## WHAT NEEDS TO BE DONE
Copy out the whole listing exactly as written, leaving the pictures behind.

## COLLECTED MATERIAL
▬▬▬▬▬▬

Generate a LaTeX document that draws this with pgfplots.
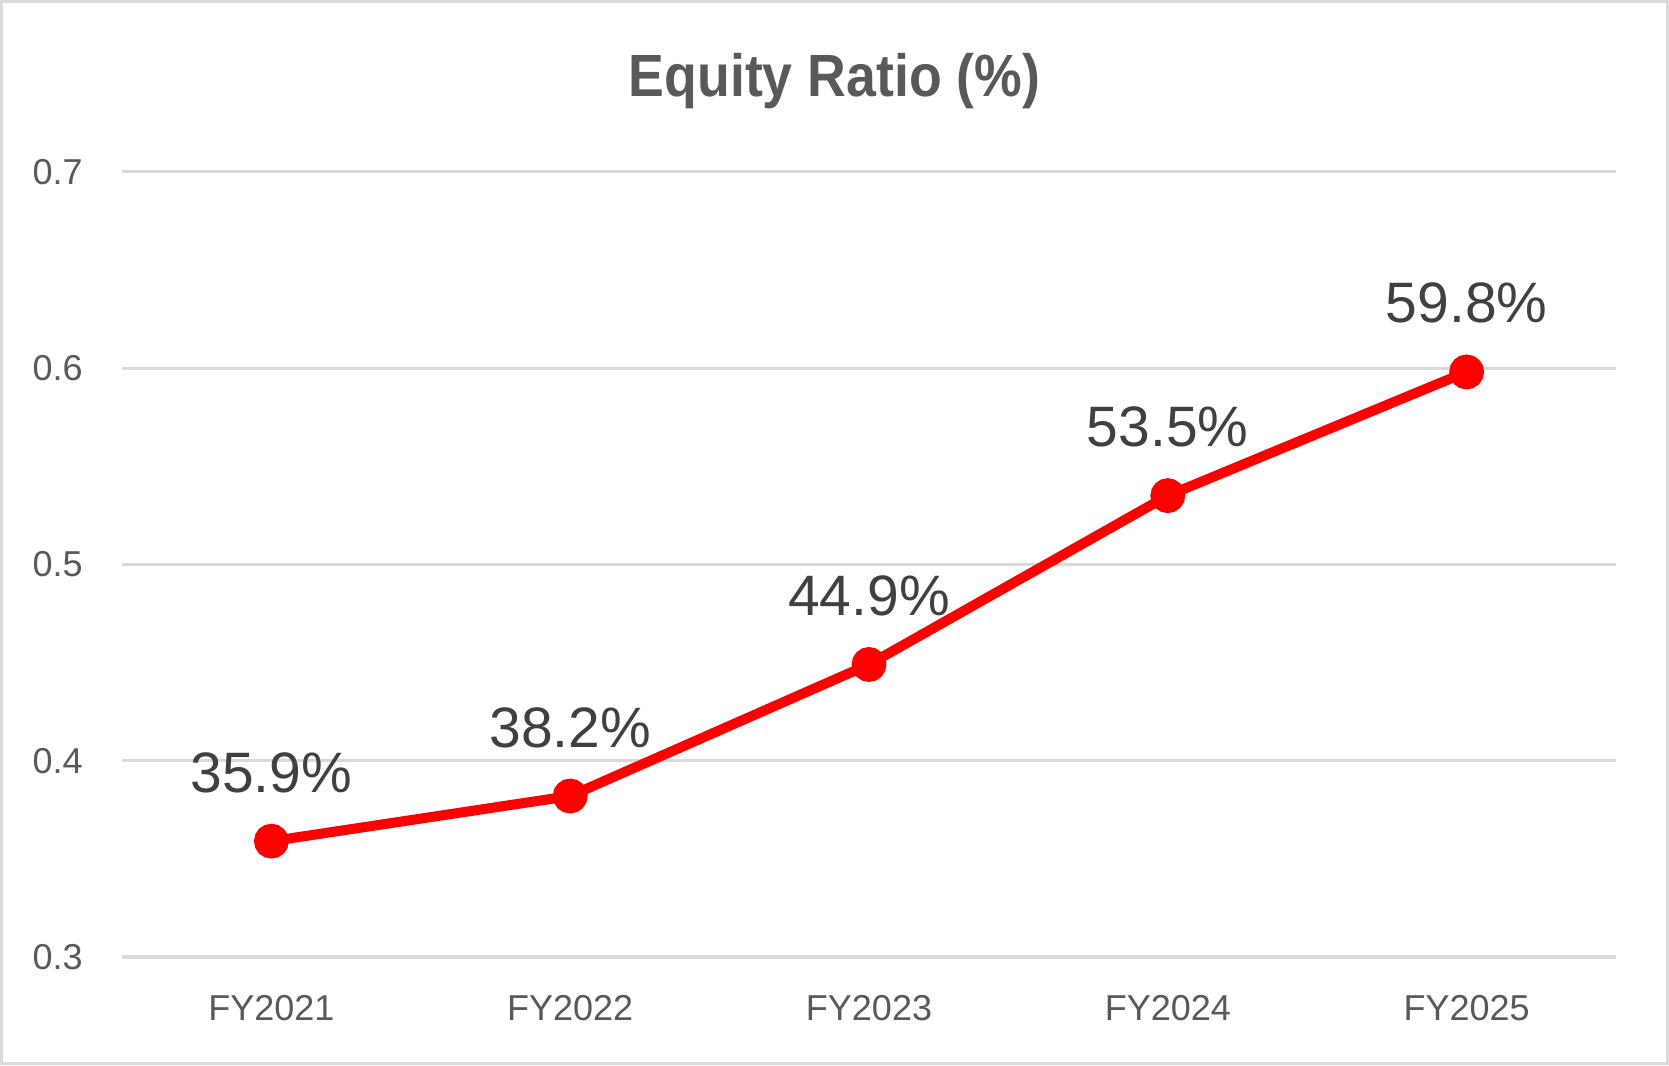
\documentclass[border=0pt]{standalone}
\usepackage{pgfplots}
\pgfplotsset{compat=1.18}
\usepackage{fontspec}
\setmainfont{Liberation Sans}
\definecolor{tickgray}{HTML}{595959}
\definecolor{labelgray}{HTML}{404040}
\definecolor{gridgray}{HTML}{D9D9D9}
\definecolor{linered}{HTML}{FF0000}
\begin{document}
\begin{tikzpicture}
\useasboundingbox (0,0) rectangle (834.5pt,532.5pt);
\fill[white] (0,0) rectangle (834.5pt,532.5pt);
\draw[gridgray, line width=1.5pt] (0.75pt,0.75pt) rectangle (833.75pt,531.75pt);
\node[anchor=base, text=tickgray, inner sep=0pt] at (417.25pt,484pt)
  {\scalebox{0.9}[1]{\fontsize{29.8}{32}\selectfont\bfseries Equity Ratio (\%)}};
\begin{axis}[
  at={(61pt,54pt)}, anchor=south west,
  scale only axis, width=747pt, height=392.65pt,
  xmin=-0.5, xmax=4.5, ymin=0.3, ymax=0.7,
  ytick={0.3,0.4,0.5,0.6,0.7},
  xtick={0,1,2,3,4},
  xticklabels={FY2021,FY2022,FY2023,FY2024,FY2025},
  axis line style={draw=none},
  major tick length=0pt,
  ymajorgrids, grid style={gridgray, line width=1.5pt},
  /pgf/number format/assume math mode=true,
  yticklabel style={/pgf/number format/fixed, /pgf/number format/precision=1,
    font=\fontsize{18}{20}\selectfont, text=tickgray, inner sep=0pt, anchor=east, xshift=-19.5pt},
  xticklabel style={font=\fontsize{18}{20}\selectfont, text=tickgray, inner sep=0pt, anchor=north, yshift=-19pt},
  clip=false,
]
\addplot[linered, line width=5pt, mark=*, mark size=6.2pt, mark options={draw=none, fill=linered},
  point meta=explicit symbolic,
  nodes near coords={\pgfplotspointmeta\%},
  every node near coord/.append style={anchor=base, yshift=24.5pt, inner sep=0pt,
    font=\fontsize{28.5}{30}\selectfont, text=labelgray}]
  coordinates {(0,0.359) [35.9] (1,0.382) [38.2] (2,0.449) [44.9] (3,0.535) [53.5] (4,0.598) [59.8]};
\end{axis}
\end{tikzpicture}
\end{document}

▬▬▬▬▬▬

## THE COMPLETED TASK
Generate a LaTeX document that draws this with pgfplots.
\documentclass[border=0pt]{standalone}
\usepackage{pgfplots}
\pgfplotsset{compat=1.18}
\usepackage{fontspec}
\setmainfont{Liberation Sans}
\definecolor{tickgray}{HTML}{595959}
\definecolor{labelgray}{HTML}{404040}
\definecolor{gridgray}{HTML}{D9D9D9}
\definecolor{linered}{HTML}{FF0000}
\begin{document}
\begin{tikzpicture}
\useasboundingbox (0,0) rectangle (834.5pt,532.5pt);
\fill[white] (0,0) rectangle (834.5pt,532.5pt);
\draw[gridgray, line width=1.5pt] (0.75pt,0.75pt) rectangle (833.75pt,531.75pt);
\node[anchor=base, text=tickgray, inner sep=0pt] at (417.25pt,484pt)
  {\scalebox{0.9}[1]{\fontsize{29.8}{32}\selectfont\bfseries Equity Ratio (\%)}};
\begin{axis}[
  at={(61pt,54pt)}, anchor=south west,
  scale only axis, width=747pt, height=392.65pt,
  xmin=-0.5, xmax=4.5, ymin=0.3, ymax=0.7,
  ytick={0.3,0.4,0.5,0.6,0.7},
  xtick={0,1,2,3,4},
  xticklabels={FY2021,FY2022,FY2023,FY2024,FY2025},
  axis line style={draw=none},
  major tick length=0pt,
  ymajorgrids, grid style={gridgray, line width=1.5pt},
  /pgf/number format/assume math mode=true,
  yticklabel style={/pgf/number format/fixed, /pgf/number format/precision=1,
    font=\fontsize{18}{20}\selectfont, text=tickgray, inner sep=0pt, anchor=east, xshift=-19.5pt},
  xticklabel style={font=\fontsize{18}{20}\selectfont, text=tickgray, inner sep=0pt, anchor=north, yshift=-19pt},
  clip=false,
]
\addplot[linered, line width=5pt, mark=*, mark size=6.2pt, mark options={draw=none, fill=linered},
  point meta=explicit symbolic,
  nodes near coords={\pgfplotspointmeta\%},
  every node near coord/.append style={anchor=base, yshift=24.5pt, inner sep=0pt,
    font=\fontsize{28.5}{30}\selectfont, text=labelgray}]
  coordinates {(0,0.359) [35.9] (1,0.382) [38.2] (2,0.449) [44.9] (3,0.535) [53.5] (4,0.598) [59.8]};
\end{axis}
\end{tikzpicture}
\end{document}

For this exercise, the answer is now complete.